--- start of Dataset excerpt ---
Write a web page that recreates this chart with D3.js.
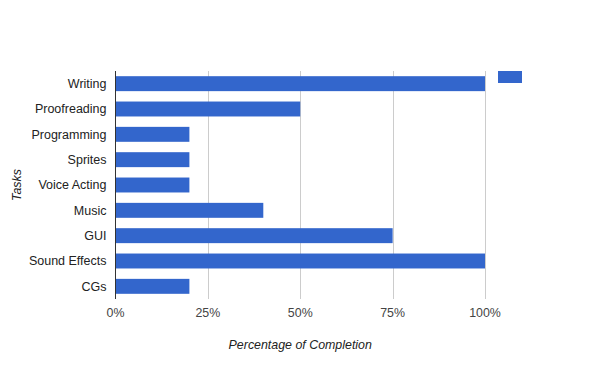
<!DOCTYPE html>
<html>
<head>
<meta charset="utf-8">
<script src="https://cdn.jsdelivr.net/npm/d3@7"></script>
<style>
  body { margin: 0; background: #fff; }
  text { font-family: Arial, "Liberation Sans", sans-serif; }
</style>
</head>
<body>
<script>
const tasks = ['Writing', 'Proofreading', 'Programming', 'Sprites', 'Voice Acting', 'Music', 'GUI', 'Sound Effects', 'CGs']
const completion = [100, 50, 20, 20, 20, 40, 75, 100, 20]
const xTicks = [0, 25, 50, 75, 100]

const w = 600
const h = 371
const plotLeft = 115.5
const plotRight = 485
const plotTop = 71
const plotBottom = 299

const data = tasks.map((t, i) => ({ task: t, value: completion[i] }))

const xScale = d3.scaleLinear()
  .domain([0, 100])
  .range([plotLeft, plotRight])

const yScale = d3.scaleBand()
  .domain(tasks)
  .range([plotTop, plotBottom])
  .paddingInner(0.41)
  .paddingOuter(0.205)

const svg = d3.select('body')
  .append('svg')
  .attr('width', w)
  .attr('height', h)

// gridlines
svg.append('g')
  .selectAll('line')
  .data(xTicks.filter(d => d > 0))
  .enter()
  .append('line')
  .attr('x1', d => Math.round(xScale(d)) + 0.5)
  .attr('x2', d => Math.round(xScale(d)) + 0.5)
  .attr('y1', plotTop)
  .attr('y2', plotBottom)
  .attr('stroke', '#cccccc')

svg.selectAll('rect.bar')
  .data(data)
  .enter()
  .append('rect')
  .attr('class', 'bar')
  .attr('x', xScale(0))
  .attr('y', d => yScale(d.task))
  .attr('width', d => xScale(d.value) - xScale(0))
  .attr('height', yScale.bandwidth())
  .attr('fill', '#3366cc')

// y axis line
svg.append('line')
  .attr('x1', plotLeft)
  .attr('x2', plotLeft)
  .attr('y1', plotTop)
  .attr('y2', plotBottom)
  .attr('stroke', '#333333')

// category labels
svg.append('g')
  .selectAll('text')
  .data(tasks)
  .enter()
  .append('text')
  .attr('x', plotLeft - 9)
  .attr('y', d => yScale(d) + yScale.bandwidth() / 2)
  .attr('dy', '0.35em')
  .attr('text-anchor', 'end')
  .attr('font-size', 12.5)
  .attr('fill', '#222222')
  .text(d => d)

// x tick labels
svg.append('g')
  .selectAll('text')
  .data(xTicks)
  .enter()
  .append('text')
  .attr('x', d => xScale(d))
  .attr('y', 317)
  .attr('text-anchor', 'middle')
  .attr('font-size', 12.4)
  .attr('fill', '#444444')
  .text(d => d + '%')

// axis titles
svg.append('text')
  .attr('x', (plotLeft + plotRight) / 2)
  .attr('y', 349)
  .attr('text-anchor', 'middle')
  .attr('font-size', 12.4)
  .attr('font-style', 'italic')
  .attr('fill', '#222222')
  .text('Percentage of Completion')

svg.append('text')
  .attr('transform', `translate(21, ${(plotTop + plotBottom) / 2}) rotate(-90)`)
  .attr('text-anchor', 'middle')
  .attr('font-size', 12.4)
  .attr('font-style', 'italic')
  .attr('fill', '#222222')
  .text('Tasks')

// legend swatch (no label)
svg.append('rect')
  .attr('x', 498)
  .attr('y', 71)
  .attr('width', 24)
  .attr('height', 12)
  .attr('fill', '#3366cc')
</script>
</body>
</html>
--- end of Dataset excerpt ---
*What this task involves*:
Reproduce only the lines from the beginning of the data through the line that contains "const data = tasks.map((t, i)", both included, and please drop the pictures.

*Result for this task*:
Write a web page that recreates this chart with D3.js.
<!DOCTYPE html>
<html>
<head>
<meta charset="utf-8">
<script src="https://cdn.jsdelivr.net/npm/d3@7"></script>
<style>
  body { margin: 0; background: #fff; }
  text { font-family: Arial, "Liberation Sans", sans-serif; }
</style>
</head>
<body>
<script>
const tasks = ['Writing', 'Proofreading', 'Programming', 'Sprites', 'Voice Acting', 'Music', 'GUI', 'Sound Effects', 'CGs']
const completion = [100, 50, 20, 20, 20, 40, 75, 100, 20]
const xTicks = [0, 25, 50, 75, 100]

const w = 600
const h = 371
const plotLeft = 115.5
const plotRight = 485
const plotTop = 71
const plotBottom = 299

const data = tasks.map((t, i) => ({ task: t, value: completion[i] }))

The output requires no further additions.